Kashkari sees rates holding
Unless there’s a change in the economy, Federal Reserve Bank of Minnesota President Neel Kashkari expects the fed funds rate target will remain on hold “for a while.”
Although risks remain, he’s “really happy with the way the [Federal Open Market] Committee has moved in the past year, changing from expecting rate hikes to making three rate cuts” since he believes monetary policy was “too tight through the recovery.”
“I think the cost of cutting unnecessarily is much lower than the cost of not cutting if we in fact need to,” Kashkari said in an interview on CNBC. “I’m comfortable with where the committee is.”
When asked if more cuts were in the works, he replied, “I just don’t know. As of right now the data looks pretty good. If the economy continues to perform as we expect, I would expect that we’re done for a while.” Monetary policy is “pretty close to neutral,” he said, or “slightly accommodative.”
The Fed should provide forward guidance by committing to not raising rates until inflation is at its 2% target, he said. “Inflation expectations have been drifting lower, and that’s concerning.”
Factory orders fell 0.6% in September, after a 0.1% dip in August, the Commerce Department reported Monday.
Economists polled by IFR Markets expected a 0.5% decline.
Year-over-year orders were off 0.3%.
The trade war with China, which shows signs of easing as negotiators are reportedly close to a first phase of an agreement, has caused business investment to wane and manufacturing to sag.
New York manufacturing
Manufacturing in the New York City region continued contracting in October, while the current conditions improved to 47.7 from 42.8 (a 40-month low) in September, according to the Institute for Supply Management New York.
The six month outlook climbed to 53.6 in October from September’s 45.2 (a 10 ½-year low).
The current revenues index climbed to 53.6 from 38.1, while the expected revenues gauge advanced to 57.1 from 45.2, and prices paid slid to 65.5 from 71.4 in September.
“The U.S. economy continues to show its resiliency, powered by consumers who continue to ignore the increasing geopolitical noise as they head into the traditional holiday shopping season,” said Tony Bedikian, head of global markets for Citizens Commercial Banking.
Economic signs stayed positive and revenue growth prevailed in the third quarter, according to the Citizens Business Conditions Index, which posted a 60.2 reading in the third quarter, down from 61.2 in the prior three months.

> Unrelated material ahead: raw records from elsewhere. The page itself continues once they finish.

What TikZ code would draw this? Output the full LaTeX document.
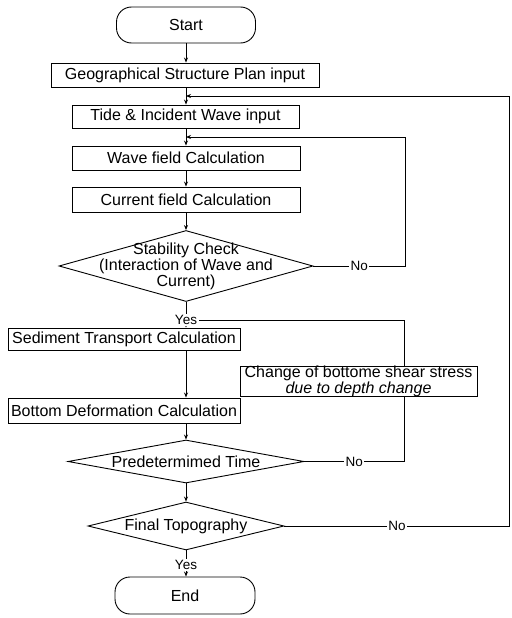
\documentclass[tikz,border=0pt]{standalone}
\usepackage{fontspec}
\setmainfont{Liberation Sans}
\usetikzlibrary{shapes.geometric,arrows.meta}
\begin{document}
\begin{tikzpicture}[x=1pt,y=-1pt,
  every node/.style={font=\fontsize{16}{14}\selectfont},
  line/.style={line width=0.9pt},
  arr/.style={line width=0.9pt,-{Stealth[length=5pt,width=4pt]}},
  box/.style={draw,line width=0.9pt,rectangle,inner sep=0pt,align=center},
  term/.style={draw,line width=0.9pt,rectangle,rounded corners=15pt,inner sep=0pt,align=center},
  dia/.style={draw,line width=0.9pt,diamond,inner sep=0pt},
  dtext/.style={inner sep=0pt,align=center},
  lab/.style={fill=white,inner sep=1.5pt,font=\fontsize{13.5}{14}\selectfont}]
\useasboundingbox (0,0) rectangle (511,618);
% nodes
\node[term,minimum width=139,minimum height=36] (start) at (186,25) {Start};
\node[box,minimum width=268,minimum height=24] (geo) at (185,75) {Geographical Structure Plan input};
\node[box,minimum width=227,minimum height=23] (tide) at (185.5,116.5) {Tide \& Incident Wave input};
\node[box,minimum width=228,minimum height=24] (wave) at (186,158) {Wave field Calculation};
\node[box,minimum width=228,minimum height=25] (cur) at (186,199.5) {Current field Calculation};
\node[dia,minimum width=254,minimum height=71] (stab) at (186,266) {};
\node[dtext] (stabt) at (186,266) {Stability Check\\(Interaction of Wave and\\Current)};
\node[box,minimum width=232,minimum height=22] (sed) at (124,339) {Sediment Transport Calculation};
\node[box,minimum width=237,minimum height=27,font=\fontsize{16}{13.5}\selectfont] (chg) at (358.5,381.5) {Change of bottome shear stress\\\textit{due to depth change}};
\node[box,minimum width=232,minimum height=25] (bd) at (124,410.5) {Bottom Deformation Calculation};
\node[dia,minimum width=236,minimum height=43] (pred) at (186,461.5) {};
\node[dtext] (predt) at (186,461.5) {Predetermimed Time};
\node[dia,minimum width=196,minimum height=48] (fin) at (186,526) {};
\node[dtext] (fint) at (186,526) {Final Topography};
\node[term,minimum width=140,minimum height=37] (end) at (185,595.5) {End};
% junction coordinates
\coordinate (r1) at (509.5,96);
\coordinate (j1) at (186,96);
\coordinate (r2) at (405,137);
\coordinate (j2) at (186,137);
\coordinate (r3) at (404,320);
\coordinate (j3) at (186,320);
% main flow
\draw[arr] (start.south) -- (start.south |- geo.north);
\draw[arr] (j1 |- geo.south) -- (j1 |- tide.north);
\draw[arr] (j2 |- tide.south) -- (j2 |- wave.north);
\draw[arr] (wave.south) -- (cur.north);
\draw[arr] (cur.south) -- (stab.north);
\draw[arr] (stab.south) -- (stab.south |- sed.north);
\draw[arr] (stab.south |- sed.south) -- (stab.south |- bd.north);
\draw[arr] (pred.north |- bd.south) -- (pred.north);
\draw[arr] (pred.south) -- (fin.north);
\draw[arr] (fin.south) -- (fin.south |- end.north);
% loops
\draw[arr] (fin.east) -- node[lab]{No} (fin.east -| r1) -- (r1) -- (j1);
\draw[arr] (stab.east) -- node[lab]{No} (stab.east -| r2) -- (r2) -- (j2);
\draw[line] (pred.east) -- node[lab]{No} (pred.east -| r3) -- (r3 |- chg.south);
\draw[line] (r3 |- chg.north) -- (r3) -- (j3);
% yes labels
\node[lab] (yes1) at (j3) {Yes};
\node[lab] (yes2) at (186,565) {Yes};
\end{tikzpicture}
\end{document}
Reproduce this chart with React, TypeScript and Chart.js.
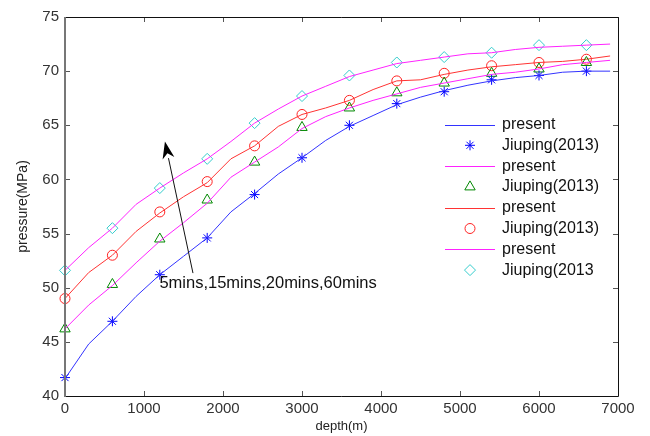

The reading, which stayed “well above 50,” indicates “continued confidence.”
Continued trade issues were cited for the decline, “but even that was not enough to make much of a dent in the indicators overall. While there seems to be growing concern about next year, it also seems as if economists have been saying that every year for at least the last several years,” Bedikian said.
The Conference Board Employment Trends Index (ETI) slipped to 110.11 in October, from 110.87 in September. The index is down 0.4% year-over-year.
“The Employment Trends Index declined in October, with negative contributions from seven of its eight components,” said Gad Levanon, head of The Conference Board Labor Market Institute. “The index suggests that job growth may slow down a little in the coming months. Leading indicators of employment are sending a slightly gloomier message than Friday’s stronger-than-expected jobs report. Still, with solid growth in consumer and government spending, and housing, the economy is likely to continue generating new jobs at a healthy rate, despite low business confidence.”